Skip to content

Configuration

The configuration describes the system settings and a list of instrument descriptions, which specifies how to process the instrument data files. The format of the configuration file is YAML, and the file is named config.yml.

Example of configuration file:

# Configuration file for Flaked
settings:
  sftp:
    host: sftp.datalakes.org
    port: 22
    prefix: data
    username: test
    password: test
  logs:
    path: logs
  input: work/instruments
  output: work/backup
instruments:
  - name: instrument1
    schedule:
      interval:
        value: 1
        unit: minutes
    preprocess:
      command: "ls"
      args: ["-la"]
    input:
      path: instrument1/data
      filter:
        skip: 1
    output:
      path: instrument1
  - name: instrument2
    schedule:
      cron: "0 0 * * *" # every day at midnight
    input:
      path: instrument2/data
      filter:
        regex: ".*\\.csv"
    output:
      path: instrument2
    logs:
      path: instrument2
      level: DEBUG

Settings

Some general settings.

Key Description
sftp SFTP server settings
logs Logs settings
input Input directory settings, optional
output Output directory settings, optional
attemps The max number of attempts to try when uploading files, optional, default is 3
wait The number of seconds to wait between two attempts when uploading files, optional, default is 5

SFTP

How to connect to the SFTP server where the data will be uploaded.

Key Description
host SFTP server hostname
port SFTP server port, default is 22
prefix SFTP server path prefix, e.g. data
username SFTP server username
password SFTP server password

Logs

Where the logs will be stored, with which level of details.

Key Description
path Logs directory base path: if not absolute, it will be relative to the current working directory.
level Default log level, possible values: DEBUG, INFO, WARNING.

Input

Key Description
path Input directory path prefix, used if the input directory of an instrument is relative.

Output

Key Description
path Output directory path prefix, used if the input directory of an instrument is relative.

Instruments

An array of instrument descriptors, that define which and how data are to be handled, at which frequency.

Instrument

Key Description
name Instrument name, must be unique.
schedule When the input data file must be processed.
preprocess Preprocessing command to execute before handling input files, optional.
postprocess Postprocessing command to execute after handling output files, optional.
input Input data files selector.
output Output folder where input files will be moved.
logs Logs

Schedule

There are two kinds of scheduling: - cron: complex scheduling expression - interval: regular intervals of unit of time

One or the other, or both, can be defined for an instrument.
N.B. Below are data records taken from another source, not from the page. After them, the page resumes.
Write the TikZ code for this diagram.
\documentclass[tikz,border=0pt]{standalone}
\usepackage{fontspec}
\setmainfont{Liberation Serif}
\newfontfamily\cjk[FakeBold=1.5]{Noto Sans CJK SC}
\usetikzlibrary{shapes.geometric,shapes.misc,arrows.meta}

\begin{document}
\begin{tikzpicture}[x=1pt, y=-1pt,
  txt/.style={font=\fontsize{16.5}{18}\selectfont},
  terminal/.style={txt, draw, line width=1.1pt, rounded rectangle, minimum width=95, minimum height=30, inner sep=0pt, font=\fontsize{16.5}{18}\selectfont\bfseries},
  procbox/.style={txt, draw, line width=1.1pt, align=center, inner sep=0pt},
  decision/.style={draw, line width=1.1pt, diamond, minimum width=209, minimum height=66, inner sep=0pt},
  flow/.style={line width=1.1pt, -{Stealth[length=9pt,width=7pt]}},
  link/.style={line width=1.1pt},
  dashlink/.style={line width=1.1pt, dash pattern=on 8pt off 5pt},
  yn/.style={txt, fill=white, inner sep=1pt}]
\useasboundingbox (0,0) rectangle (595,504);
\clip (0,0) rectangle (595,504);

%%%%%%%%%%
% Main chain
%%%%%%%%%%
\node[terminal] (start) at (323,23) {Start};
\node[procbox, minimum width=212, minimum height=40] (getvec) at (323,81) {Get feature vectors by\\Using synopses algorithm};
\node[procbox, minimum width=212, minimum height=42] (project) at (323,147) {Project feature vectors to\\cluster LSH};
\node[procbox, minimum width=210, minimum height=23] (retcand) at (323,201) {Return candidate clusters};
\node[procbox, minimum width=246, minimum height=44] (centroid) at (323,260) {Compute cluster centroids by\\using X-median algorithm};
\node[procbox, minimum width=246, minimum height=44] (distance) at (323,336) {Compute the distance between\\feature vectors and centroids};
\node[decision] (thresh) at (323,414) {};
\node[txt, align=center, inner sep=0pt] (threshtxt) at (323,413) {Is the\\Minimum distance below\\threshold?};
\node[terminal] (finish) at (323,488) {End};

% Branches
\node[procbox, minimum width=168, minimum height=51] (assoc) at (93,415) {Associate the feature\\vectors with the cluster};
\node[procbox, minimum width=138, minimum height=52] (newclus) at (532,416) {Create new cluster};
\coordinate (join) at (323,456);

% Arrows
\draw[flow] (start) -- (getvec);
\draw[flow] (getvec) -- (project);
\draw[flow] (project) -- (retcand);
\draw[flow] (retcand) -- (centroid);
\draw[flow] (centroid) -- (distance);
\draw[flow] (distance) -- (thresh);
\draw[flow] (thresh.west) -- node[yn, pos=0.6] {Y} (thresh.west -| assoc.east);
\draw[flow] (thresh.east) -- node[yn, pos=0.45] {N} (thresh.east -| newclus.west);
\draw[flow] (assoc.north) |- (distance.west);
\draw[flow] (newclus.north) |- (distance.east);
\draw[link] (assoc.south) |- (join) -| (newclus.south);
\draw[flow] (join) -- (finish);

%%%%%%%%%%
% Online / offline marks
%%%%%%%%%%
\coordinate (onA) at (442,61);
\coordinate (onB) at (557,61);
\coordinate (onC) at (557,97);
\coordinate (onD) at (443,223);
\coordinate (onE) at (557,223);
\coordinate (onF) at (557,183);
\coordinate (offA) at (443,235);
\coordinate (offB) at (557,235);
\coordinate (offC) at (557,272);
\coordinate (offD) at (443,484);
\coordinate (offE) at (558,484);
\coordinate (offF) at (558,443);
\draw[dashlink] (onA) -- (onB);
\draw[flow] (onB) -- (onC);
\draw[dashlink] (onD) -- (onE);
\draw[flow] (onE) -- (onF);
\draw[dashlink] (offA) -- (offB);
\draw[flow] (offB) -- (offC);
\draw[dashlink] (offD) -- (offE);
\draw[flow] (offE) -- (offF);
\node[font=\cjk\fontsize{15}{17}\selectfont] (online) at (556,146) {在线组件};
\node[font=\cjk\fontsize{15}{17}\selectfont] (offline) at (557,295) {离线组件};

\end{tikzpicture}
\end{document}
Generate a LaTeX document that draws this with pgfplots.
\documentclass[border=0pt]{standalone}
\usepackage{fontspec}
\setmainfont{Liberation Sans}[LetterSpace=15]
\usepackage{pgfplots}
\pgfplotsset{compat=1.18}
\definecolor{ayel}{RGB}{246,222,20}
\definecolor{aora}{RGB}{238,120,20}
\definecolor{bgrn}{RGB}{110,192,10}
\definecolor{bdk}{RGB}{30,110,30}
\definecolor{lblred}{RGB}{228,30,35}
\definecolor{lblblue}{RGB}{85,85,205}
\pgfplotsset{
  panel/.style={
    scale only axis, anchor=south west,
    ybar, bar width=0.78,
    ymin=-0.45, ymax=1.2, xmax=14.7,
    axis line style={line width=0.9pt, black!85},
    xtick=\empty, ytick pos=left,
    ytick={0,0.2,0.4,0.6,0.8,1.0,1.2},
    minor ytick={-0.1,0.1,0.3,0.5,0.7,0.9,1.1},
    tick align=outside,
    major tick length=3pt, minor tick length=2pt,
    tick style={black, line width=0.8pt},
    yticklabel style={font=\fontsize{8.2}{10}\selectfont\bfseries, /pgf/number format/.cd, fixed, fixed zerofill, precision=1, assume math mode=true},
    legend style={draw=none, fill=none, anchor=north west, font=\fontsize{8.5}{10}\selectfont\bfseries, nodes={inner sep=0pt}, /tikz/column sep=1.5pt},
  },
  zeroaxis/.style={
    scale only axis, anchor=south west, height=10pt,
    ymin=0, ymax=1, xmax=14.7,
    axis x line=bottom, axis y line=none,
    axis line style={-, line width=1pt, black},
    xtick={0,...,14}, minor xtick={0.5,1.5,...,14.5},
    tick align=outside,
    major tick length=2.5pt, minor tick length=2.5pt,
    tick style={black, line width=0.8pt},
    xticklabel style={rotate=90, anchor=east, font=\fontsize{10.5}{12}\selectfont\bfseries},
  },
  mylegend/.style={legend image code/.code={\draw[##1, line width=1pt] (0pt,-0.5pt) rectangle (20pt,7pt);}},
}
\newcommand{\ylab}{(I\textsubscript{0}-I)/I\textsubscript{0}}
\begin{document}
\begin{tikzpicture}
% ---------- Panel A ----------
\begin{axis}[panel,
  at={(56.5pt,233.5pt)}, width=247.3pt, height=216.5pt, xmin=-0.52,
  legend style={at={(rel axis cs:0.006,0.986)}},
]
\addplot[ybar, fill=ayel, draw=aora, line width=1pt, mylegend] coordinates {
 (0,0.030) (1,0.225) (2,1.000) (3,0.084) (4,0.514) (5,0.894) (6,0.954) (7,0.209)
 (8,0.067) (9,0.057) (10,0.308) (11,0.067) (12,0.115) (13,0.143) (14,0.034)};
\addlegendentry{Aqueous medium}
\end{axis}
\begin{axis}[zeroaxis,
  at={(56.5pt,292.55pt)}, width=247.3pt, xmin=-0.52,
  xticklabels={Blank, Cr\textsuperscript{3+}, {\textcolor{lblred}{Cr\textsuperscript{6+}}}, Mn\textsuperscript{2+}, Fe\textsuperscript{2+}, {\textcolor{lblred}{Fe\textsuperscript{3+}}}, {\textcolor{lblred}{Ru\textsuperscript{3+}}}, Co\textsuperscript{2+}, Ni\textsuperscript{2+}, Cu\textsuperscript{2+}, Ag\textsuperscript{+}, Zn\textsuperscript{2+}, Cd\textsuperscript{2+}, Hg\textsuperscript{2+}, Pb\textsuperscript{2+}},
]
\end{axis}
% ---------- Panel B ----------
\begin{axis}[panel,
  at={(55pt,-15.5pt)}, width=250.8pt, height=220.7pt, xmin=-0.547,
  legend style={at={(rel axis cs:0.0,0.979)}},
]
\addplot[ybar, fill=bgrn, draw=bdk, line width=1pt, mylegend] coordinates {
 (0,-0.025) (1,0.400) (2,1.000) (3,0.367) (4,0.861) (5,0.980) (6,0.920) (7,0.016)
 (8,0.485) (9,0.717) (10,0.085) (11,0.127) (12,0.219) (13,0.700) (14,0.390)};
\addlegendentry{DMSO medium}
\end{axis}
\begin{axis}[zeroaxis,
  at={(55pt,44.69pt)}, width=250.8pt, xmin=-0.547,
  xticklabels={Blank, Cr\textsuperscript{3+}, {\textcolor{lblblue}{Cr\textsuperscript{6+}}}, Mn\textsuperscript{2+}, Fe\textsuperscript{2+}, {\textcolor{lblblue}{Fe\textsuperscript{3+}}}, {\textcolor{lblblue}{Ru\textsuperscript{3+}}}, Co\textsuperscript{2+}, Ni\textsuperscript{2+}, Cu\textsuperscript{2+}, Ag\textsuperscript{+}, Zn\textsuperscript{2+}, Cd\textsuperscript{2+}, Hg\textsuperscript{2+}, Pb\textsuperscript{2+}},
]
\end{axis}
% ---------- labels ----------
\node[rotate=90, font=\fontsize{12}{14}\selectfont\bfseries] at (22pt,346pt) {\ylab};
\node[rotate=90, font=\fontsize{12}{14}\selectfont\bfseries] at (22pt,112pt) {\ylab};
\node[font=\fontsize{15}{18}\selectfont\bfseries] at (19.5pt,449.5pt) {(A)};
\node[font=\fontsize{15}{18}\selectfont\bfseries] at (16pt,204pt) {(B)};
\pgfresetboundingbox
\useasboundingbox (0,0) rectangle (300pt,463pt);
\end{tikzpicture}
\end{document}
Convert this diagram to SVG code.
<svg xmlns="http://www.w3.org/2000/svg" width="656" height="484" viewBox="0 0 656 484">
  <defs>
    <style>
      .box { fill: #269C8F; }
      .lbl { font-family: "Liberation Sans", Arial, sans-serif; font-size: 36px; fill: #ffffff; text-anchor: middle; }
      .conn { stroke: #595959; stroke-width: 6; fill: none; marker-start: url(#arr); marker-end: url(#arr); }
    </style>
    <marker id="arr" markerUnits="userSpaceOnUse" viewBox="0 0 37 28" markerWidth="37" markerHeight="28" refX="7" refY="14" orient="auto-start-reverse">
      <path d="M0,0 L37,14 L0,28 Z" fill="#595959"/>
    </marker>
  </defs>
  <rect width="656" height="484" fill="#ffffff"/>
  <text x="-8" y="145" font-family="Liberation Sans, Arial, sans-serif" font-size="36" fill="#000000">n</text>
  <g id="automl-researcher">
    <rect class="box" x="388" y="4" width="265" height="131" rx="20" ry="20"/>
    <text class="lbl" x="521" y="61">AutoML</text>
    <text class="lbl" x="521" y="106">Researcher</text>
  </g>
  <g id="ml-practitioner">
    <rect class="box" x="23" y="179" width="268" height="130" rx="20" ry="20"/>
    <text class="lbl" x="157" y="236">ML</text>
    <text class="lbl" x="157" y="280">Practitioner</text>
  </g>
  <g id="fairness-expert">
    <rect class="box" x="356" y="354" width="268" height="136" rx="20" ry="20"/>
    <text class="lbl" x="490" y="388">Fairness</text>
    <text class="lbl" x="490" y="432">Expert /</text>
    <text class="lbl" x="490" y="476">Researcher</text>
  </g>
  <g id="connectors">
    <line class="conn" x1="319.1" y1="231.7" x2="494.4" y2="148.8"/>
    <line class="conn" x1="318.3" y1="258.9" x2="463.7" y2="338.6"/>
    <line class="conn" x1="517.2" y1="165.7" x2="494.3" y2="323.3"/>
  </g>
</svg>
The corresponding scheduler job identifier will be postfixed by :cron or :intervalrespectively.

Key Description
cron Cron expression, see online cron expression generator
interval.value Interval integer value.
interval.unit Interval unit, possible values are: minutes, hours, days, weeks

Preprocess

A pre-processing directive consists of executing a command, before the input files are handled, with optional arguments.

Key Description
command Path to the command to execute.
args Array of command arguments, optional

Postprocess

A post-processing directive consists of executing a command, after the output files were handled, with optional arguments.

Key Description
command Path to the command to execute.
args Array of command arguments, optional

Input

Where are located the input data fiels and how to select them.

Key Description
path Iutput directory path: if not absolute, it will be relative to the main input directory (if defined) or to the current working directory.
filter.skip The number of files to skip, counting from the latest ones.
filter.regex A regular expression pattern which file name must match, optional.

Output

In which directory are moved the processed input files.

Key Description
path Output directory path

Logs

Where the logs of the instrument's data processing will be stored, with which level of details. Note that the ouput of the pre/post-processing commands are included in this log.

Key Description
path Logs directory base path: if not absolute, it will be relative to the main logs directory (if defined) or to the current working directory.
level Default log level, possible values: DEBUG, INFO, WARNING.